In the future, neoliberal epidemics are likely to reflect the erosion of territorial divisions between core and periphery, or the global North and the global South, in the world economy.  William Robinson, a leader in the emerging field of critical globalisation studies, pointed this out more than a decade ago when he argued the need to move from a ‘territorial’ to a ‘social cartography’  in understanding development.  More recently, social theorist Nancy Fraser has made a similar point, noting not only the spread of austerity programmes to Europe but also phenomena like ‘the terrible impoverishment of the old industrial cities, of the global north, which are starting to look more and more like the periphery’, and the fact that ‘the conditions of working class people in the global north are converging with the conditions of the global south’.  On one estimate, 1.4 million UK workers are on zero-hours contracts, which do not guarantee them even a single hour of work in a given week.  Trends like this help to explain the widening of health inequalities in the UK, such that in the small municipality of Stockton-on-Tees where one of us (TS) lives and works, the 17-year gap in male life expectancy between the most and least deprived neighbourhoods is comparable to the difference in national average male life expectancy between the UK and Senegal.

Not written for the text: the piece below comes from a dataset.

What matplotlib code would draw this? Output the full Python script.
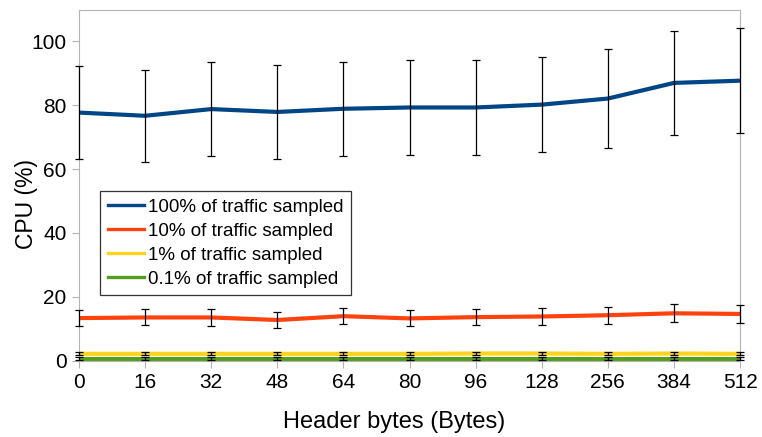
import matplotlib
matplotlib.use("Agg")
import matplotlib.pyplot as plt
import numpy as np

plt.rcParams['font.family'] = ['Liberation Sans', 'DejaVu Sans']

categories = ["0", "16", "32", "48", "64", "80", "96", "128", "256", "384", "512"]
labels = ["100% of traffic sampled", "10% of traffic sampled",
          "1% of traffic sampled", "0.1% of traffic sampled"]
cpu_100 = [77.7, 76.7, 78.8, 77.9, 78.9, 79.3, 79.3, 80.2, 82.1, 87.0, 87.7]
err_100 = [14.5, 14.4, 14.7, 14.6, 14.7, 14.9, 14.9, 15.0, 15.4, 16.3, 16.4]
cpu_10 = [13.3, 13.5, 13.5, 12.7, 13.9, 13.2, 13.6, 13.8, 14.2, 14.8, 14.6]
err_10 = [2.5, 2.5, 2.6, 2.4, 2.5, 2.5, 2.6, 2.6, 2.6, 2.8, 2.7]
cpu_1 = [2.1, 2.1, 2.1, 2.1, 2.1, 2.1, 2.2, 2.2, 2.1, 2.2, 2.1]
err_1 = [0.5, 0.5, 0.5, 0.5, 0.5, 0.5, 0.6, 0.6, 0.5, 0.6, 0.5]
cpu_01 = [0.6, 0.6, 0.6, 0.6, 0.6, 0.6, 0.6, 0.6, 0.6, 0.6, 0.6]
err_01 = [0.4, 0.4, 0.4, 0.4, 0.4, 0.4, 0.4, 0.4, 0.4, 0.4, 0.4]

colors = ["#004586", "#ff420e", "#ffd320", "#579d1c"]
series = [cpu_100, cpu_10, cpu_1, cpu_01]
errors = [err_100, err_10, err_1, err_01]

fig = plt.figure(figsize=(7.62, 4.37), dpi=100)
ax = fig.add_axes([0.1037, 0.175, 0.8675, 0.8032])
x = np.arange(len(categories))
handles = []
for vals, c, lab in zip(series, colors, labels):
    h, = ax.plot(x, vals, color=c, lw=3, label=lab, zorder=2)
    handles.append(h)
for vals, errs in zip(series, errors):
    ax.errorbar(x, vals, yerr=errs, fmt='none', ecolor='black', elinewidth=0.9,
                capsize=2.6, capthick=0.9, zorder=3, clip_on=False)

ax.set_xlim(0, len(categories) - 1)
ax.set_ylim(0, 110)
ax.set_xticks(x)
ax.set_xticklabels(categories)
ax.set_yticks([0, 20, 40, 60, 80, 100])
ax.tick_params(axis='both', labelsize=15, color='#b3b3b3', length=5, direction='out')
ax.tick_params(axis='x', pad=4)
ax.tick_params(axis='y', pad=4)
for s in ax.spines.values():
    s.set_color('#b3b3b3')
ax.set_xlabel("Header bytes (Bytes)", fontsize=17, va='center')
ax.xaxis.set_label_coords(0.477, -0.175)
ax.set_ylabel("CPU (%)", fontsize=16.5, va='center')
ax.yaxis.set_label_coords(-0.0787, 0.446)

leg = ax.legend(handles=handles, loc='upper left', bbox_to_anchor=(0.0318, 0.483),
                fontsize=13.5, frameon=True, fancybox=False, edgecolor='black',
                handlelength=1.92, handletextpad=0.2, borderpad=0.42, labelspacing=0.36,
                borderaxespad=0)
leg.get_frame().set_linewidth(0.9)
for l in leg.get_lines():
    l.set_linewidth(2.4)

fig.savefig("out.png", dpi=100)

This analysis is not a counsel of despair, but it does suggest that the success of efforts to fight neoliberal epidemics and reduce health inequalities will depend on blurring boundaries: between the global and local frames of reference, and between public health practice and the politics of health.  This last blurring means a return to the wisdom of Rudolf Virchow, to the effect that ‘medicine is a social science, and politics is nothing else but medicine on a large scale’.  As Martin McKee and colleagues wrote in a 2012 commentary on the failure of austerity policies, ‘Virchow’s words are as relevant today as they ever were’.  Understanding how to translate that insight into political action will require the development of a comparative political science of health inequalities – a critically important project that remains in its infancy.